### [Stated task]
Please set down exactly the lines of the listing below from the line containing "Clone this chart" through the line containing "XAxis, YAxis, LabelList", both lines included, leaving out all other lines.

━━━━

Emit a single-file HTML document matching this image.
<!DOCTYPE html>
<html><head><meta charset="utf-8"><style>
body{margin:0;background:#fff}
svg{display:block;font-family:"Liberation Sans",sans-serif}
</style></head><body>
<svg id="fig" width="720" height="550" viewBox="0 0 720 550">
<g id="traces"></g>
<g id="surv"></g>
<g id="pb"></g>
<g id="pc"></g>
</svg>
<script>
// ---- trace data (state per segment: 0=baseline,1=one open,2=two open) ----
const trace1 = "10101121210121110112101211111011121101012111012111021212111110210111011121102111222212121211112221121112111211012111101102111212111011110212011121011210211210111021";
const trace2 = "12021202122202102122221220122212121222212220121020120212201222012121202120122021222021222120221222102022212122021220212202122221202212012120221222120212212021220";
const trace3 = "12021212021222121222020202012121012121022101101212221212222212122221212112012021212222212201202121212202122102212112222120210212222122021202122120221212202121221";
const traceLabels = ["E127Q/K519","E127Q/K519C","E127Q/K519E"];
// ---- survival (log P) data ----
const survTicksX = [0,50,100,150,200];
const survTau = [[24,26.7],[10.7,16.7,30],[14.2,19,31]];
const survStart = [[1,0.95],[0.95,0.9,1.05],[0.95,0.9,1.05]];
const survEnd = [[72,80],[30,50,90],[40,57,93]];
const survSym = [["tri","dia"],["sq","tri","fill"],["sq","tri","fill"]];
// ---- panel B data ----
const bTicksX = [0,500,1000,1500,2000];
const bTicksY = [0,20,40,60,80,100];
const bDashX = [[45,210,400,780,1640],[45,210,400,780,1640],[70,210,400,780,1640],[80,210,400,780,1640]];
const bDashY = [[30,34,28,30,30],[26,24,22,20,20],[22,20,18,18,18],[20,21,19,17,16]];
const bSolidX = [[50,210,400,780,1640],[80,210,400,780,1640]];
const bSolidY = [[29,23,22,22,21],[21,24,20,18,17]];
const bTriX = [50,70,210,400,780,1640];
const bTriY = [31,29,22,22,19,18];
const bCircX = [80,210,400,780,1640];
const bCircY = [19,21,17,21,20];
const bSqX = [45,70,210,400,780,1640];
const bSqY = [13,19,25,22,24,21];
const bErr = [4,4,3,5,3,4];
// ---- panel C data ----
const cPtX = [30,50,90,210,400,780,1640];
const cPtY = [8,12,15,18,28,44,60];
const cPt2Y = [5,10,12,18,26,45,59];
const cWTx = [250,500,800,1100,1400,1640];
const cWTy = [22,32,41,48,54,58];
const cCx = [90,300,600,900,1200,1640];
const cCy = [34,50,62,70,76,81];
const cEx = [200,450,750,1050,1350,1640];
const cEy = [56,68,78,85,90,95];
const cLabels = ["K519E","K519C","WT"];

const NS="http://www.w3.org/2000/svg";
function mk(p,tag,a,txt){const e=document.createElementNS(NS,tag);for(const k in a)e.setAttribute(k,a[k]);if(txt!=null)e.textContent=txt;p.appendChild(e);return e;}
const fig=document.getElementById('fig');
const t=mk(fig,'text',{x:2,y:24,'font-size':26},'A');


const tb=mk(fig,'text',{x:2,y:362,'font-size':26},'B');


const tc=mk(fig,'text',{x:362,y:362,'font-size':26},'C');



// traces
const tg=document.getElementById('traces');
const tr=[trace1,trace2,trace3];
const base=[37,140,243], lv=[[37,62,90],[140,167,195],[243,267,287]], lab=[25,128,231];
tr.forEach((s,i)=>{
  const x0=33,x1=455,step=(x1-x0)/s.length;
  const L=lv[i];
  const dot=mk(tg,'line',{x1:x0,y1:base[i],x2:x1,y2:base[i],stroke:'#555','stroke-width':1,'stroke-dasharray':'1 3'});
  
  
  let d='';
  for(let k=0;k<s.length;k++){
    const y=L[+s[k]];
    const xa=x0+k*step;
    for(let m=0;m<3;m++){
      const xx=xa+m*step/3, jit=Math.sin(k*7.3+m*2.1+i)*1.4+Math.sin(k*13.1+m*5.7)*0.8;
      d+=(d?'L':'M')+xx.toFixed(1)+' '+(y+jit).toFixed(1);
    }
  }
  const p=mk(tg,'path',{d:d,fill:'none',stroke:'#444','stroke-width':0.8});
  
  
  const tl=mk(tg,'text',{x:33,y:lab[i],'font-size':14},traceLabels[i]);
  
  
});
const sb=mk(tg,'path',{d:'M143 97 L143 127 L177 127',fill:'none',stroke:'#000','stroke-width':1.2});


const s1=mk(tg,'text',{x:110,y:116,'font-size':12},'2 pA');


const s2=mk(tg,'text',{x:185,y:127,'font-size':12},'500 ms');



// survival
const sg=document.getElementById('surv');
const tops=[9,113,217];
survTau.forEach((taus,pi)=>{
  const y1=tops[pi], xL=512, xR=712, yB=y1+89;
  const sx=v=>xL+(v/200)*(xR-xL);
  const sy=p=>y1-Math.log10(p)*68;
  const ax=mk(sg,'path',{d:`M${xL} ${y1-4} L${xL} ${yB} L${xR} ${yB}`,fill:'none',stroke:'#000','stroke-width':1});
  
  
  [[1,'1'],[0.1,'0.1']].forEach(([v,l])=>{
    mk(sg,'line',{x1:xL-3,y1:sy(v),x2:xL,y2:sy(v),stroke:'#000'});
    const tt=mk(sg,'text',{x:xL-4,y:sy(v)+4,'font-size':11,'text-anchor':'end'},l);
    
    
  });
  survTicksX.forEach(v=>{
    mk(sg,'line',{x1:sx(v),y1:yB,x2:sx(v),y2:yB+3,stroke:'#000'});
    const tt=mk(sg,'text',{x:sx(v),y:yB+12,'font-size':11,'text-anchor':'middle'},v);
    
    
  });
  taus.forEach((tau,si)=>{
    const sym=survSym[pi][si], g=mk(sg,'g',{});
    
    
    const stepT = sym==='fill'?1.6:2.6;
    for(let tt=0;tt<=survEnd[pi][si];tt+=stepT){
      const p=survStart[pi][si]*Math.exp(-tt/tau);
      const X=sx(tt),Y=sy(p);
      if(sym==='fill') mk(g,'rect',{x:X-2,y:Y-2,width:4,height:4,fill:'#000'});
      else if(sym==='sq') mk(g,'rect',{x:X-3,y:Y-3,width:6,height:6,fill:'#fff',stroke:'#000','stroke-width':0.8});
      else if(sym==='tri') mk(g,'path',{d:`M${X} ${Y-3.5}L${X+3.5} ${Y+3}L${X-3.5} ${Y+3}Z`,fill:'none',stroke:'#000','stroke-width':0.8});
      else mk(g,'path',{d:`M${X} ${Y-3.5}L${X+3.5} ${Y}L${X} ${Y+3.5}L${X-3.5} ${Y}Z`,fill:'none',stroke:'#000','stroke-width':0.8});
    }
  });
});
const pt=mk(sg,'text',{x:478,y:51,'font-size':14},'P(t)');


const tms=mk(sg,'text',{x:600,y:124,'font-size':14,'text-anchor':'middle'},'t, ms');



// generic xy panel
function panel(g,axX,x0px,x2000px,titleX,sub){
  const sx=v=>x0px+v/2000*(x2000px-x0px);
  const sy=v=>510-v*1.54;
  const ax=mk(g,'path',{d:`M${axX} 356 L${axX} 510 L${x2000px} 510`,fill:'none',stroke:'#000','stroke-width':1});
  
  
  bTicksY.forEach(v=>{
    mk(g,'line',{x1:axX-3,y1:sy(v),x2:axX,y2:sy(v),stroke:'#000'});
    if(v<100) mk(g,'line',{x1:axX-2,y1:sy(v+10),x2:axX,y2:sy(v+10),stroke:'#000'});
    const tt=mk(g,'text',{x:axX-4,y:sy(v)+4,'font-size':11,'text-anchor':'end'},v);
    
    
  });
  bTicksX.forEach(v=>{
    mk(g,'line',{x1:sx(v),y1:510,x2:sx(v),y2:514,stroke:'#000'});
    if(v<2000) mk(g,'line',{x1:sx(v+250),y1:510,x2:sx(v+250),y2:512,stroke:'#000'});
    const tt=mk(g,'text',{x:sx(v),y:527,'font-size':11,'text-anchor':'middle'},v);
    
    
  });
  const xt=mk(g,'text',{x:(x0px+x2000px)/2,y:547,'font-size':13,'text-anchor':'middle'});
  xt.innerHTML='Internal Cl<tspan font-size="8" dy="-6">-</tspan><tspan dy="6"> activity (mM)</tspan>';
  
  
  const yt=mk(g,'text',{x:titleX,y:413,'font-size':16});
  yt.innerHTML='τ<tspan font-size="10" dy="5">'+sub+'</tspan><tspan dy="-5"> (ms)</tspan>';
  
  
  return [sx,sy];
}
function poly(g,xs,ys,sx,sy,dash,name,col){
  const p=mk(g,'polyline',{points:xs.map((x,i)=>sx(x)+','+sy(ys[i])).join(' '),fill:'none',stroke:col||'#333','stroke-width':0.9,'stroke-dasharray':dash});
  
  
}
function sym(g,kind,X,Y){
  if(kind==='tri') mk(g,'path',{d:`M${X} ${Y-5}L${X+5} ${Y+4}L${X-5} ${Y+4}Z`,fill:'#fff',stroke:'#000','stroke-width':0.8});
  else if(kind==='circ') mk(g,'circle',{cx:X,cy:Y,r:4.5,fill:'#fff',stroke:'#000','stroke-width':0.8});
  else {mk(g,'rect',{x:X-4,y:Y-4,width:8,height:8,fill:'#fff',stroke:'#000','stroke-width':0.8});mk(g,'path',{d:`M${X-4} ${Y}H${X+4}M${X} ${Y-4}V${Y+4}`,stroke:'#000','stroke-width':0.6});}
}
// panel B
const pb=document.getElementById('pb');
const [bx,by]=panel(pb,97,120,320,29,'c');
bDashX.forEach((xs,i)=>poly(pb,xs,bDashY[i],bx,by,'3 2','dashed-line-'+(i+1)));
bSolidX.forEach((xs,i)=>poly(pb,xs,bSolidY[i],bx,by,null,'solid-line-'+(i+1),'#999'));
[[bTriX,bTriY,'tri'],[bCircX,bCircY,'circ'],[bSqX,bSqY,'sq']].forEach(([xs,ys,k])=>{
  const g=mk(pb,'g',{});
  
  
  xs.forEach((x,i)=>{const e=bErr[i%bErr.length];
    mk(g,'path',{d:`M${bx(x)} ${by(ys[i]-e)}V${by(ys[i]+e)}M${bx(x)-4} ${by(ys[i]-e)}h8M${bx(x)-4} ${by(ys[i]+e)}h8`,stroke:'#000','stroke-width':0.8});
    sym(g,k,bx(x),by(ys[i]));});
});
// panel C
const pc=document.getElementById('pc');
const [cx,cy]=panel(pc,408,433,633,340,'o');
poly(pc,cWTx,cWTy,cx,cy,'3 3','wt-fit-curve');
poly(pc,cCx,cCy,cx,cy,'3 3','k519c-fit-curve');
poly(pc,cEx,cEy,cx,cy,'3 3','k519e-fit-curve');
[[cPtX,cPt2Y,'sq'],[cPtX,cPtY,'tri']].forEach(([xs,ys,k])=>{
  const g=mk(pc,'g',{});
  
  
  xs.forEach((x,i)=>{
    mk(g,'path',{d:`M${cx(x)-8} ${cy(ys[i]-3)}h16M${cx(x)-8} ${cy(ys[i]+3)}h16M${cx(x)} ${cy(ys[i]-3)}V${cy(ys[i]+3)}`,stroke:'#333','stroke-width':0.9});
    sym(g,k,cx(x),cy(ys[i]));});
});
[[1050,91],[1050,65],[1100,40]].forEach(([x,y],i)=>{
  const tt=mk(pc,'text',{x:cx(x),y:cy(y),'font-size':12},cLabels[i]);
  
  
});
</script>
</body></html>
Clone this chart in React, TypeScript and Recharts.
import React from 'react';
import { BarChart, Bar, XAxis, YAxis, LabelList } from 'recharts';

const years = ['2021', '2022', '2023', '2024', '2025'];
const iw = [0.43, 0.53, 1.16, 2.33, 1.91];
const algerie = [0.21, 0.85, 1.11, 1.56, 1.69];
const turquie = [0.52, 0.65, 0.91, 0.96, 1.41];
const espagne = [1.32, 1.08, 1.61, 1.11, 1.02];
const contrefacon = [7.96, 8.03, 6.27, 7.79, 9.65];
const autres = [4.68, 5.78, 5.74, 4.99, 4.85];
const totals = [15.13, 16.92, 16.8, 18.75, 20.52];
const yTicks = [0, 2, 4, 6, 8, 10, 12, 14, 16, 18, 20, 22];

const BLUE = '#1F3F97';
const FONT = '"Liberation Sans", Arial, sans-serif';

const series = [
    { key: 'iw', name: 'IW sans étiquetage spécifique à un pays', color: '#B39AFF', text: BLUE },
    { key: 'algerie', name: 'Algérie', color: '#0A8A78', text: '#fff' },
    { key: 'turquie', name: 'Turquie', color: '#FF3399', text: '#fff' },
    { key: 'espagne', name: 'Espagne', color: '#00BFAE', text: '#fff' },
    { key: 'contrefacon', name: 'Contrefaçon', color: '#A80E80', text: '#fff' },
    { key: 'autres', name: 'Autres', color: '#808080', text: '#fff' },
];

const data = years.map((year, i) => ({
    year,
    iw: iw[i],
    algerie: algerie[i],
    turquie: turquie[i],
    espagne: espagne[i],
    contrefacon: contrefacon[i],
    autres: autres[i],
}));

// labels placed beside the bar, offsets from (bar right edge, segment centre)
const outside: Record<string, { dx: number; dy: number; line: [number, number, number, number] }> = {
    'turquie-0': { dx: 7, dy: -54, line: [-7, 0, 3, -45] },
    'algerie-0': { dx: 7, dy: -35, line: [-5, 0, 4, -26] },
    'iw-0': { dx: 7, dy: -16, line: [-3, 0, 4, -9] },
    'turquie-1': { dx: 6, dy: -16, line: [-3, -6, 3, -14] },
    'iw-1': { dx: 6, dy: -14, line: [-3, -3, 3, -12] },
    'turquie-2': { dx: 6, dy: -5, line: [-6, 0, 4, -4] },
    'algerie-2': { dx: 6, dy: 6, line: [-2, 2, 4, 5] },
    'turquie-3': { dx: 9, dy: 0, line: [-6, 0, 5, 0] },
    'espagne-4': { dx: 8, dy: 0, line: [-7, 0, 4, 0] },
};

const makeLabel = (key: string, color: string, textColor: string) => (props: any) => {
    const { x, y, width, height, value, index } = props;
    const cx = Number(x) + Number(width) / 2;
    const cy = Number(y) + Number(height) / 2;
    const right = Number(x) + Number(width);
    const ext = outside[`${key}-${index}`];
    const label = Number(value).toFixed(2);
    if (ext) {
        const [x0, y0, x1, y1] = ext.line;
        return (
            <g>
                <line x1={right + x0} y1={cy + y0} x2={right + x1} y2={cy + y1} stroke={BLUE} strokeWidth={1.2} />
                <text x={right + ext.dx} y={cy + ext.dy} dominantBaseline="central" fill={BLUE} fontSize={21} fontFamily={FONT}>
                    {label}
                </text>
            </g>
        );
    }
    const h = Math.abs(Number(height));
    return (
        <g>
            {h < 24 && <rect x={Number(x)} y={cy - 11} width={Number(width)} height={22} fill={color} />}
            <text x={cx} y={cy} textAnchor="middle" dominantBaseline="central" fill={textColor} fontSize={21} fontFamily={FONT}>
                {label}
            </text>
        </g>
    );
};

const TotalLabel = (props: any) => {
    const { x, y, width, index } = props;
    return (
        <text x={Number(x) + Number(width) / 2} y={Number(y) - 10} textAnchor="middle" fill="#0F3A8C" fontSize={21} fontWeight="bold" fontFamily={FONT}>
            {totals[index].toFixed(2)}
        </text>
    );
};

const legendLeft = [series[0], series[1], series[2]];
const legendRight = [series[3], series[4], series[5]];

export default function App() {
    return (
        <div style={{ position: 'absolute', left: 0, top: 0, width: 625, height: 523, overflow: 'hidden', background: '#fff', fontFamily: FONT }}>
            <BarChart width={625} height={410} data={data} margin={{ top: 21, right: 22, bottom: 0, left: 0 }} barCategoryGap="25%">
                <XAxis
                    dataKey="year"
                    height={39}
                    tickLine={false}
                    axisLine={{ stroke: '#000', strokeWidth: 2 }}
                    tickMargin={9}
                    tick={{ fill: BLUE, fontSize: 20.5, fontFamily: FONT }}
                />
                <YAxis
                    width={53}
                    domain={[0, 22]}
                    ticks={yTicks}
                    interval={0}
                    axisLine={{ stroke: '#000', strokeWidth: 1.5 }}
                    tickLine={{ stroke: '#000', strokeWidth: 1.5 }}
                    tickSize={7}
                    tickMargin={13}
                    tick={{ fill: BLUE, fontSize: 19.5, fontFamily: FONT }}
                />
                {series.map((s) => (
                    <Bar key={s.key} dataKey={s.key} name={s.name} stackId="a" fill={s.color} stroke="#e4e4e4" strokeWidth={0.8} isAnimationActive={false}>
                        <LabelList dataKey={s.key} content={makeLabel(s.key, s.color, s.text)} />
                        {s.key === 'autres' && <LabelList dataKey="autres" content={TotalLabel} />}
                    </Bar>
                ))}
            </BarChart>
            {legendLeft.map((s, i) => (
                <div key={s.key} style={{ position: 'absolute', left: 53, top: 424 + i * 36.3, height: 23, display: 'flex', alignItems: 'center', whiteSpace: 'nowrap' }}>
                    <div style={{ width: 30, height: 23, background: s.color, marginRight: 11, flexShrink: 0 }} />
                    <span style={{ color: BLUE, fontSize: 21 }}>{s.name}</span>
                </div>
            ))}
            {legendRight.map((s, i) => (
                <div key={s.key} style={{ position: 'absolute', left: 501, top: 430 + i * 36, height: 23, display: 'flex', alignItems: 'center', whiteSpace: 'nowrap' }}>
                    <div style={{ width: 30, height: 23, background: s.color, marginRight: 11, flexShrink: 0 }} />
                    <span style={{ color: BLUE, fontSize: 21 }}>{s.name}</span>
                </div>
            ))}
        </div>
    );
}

━━━━

### [Exercise output]
Clone this chart in React, TypeScript and Recharts.
import React from 'react';
import { BarChart, Bar, XAxis, YAxis, LabelList } from 'recharts';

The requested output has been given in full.